*MATERIAL PROVIDED*
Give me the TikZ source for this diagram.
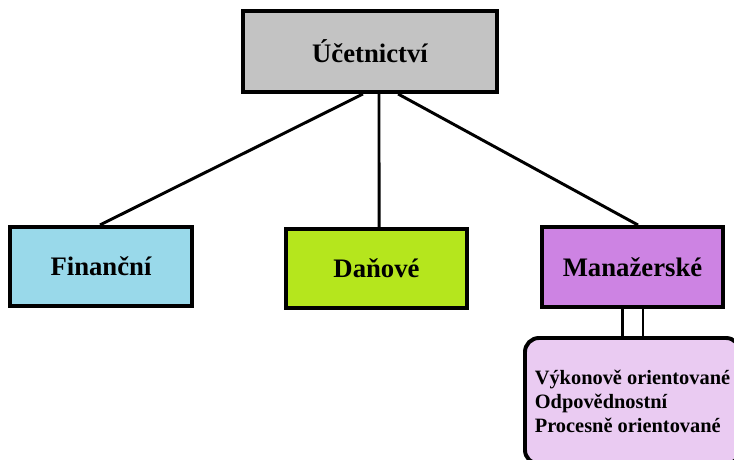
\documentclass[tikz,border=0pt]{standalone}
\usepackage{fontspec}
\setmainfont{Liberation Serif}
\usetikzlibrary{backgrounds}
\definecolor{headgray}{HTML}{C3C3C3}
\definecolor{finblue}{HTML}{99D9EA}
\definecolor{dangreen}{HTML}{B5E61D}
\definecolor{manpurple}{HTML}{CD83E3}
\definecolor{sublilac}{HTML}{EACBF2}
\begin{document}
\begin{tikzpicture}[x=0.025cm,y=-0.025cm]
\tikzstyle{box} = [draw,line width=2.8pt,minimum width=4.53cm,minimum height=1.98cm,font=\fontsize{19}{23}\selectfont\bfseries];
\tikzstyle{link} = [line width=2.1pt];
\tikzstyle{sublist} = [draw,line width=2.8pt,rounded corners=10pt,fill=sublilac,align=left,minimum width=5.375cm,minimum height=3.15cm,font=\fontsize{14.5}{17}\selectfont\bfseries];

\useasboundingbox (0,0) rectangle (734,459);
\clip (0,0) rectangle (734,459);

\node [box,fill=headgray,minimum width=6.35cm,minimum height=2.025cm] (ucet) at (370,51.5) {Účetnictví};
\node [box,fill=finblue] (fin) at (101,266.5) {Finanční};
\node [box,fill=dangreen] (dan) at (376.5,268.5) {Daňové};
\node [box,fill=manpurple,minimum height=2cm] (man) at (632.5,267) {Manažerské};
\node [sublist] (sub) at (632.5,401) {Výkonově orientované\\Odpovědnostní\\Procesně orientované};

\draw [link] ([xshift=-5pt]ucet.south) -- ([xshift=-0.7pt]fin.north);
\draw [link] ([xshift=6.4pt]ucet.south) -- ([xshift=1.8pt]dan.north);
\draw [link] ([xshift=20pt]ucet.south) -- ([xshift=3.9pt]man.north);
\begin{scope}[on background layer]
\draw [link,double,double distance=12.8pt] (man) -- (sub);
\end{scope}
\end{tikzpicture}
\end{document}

*TASK BRIEF*
Reproduce exactly the run of lines that opens the listing and closes with the line holding "[sublist] (sub) at". Pictures are excluded.

*WRITTEN RESPONSE*
Give me the TikZ source for this diagram.
\documentclass[tikz,border=0pt]{standalone}
\usepackage{fontspec}
\setmainfont{Liberation Serif}
\usetikzlibrary{backgrounds}
\definecolor{headgray}{HTML}{C3C3C3}
\definecolor{finblue}{HTML}{99D9EA}
\definecolor{dangreen}{HTML}{B5E61D}
\definecolor{manpurple}{HTML}{CD83E3}
\definecolor{sublilac}{HTML}{EACBF2}
\begin{document}
\begin{tikzpicture}[x=0.025cm,y=-0.025cm]
\tikzstyle{box} = [draw,line width=2.8pt,minimum width=4.53cm,minimum height=1.98cm,font=\fontsize{19}{23}\selectfont\bfseries];
\tikzstyle{link} = [line width=2.1pt];
\tikzstyle{sublist} = [draw,line width=2.8pt,rounded corners=10pt,fill=sublilac,align=left,minimum width=5.375cm,minimum height=3.15cm,font=\fontsize{14.5}{17}\selectfont\bfseries];

\useasboundingbox (0,0) rectangle (734,459);
\clip (0,0) rectangle (734,459);

\node [box,fill=headgray,minimum width=6.35cm,minimum height=2.025cm] (ucet) at (370,51.5) {Účetnictví};
\node [box,fill=finblue] (fin) at (101,266.5) {Finanční};
\node [box,fill=dangreen] (dan) at (376.5,268.5) {Daňové};
\node [box,fill=manpurple,minimum height=2cm] (man) at (632.5,267) {Manažerské};
\node [sublist] (sub) at (632.5,401) {Výkonově orientované\\Odpovědnostní\\Procesně orientované};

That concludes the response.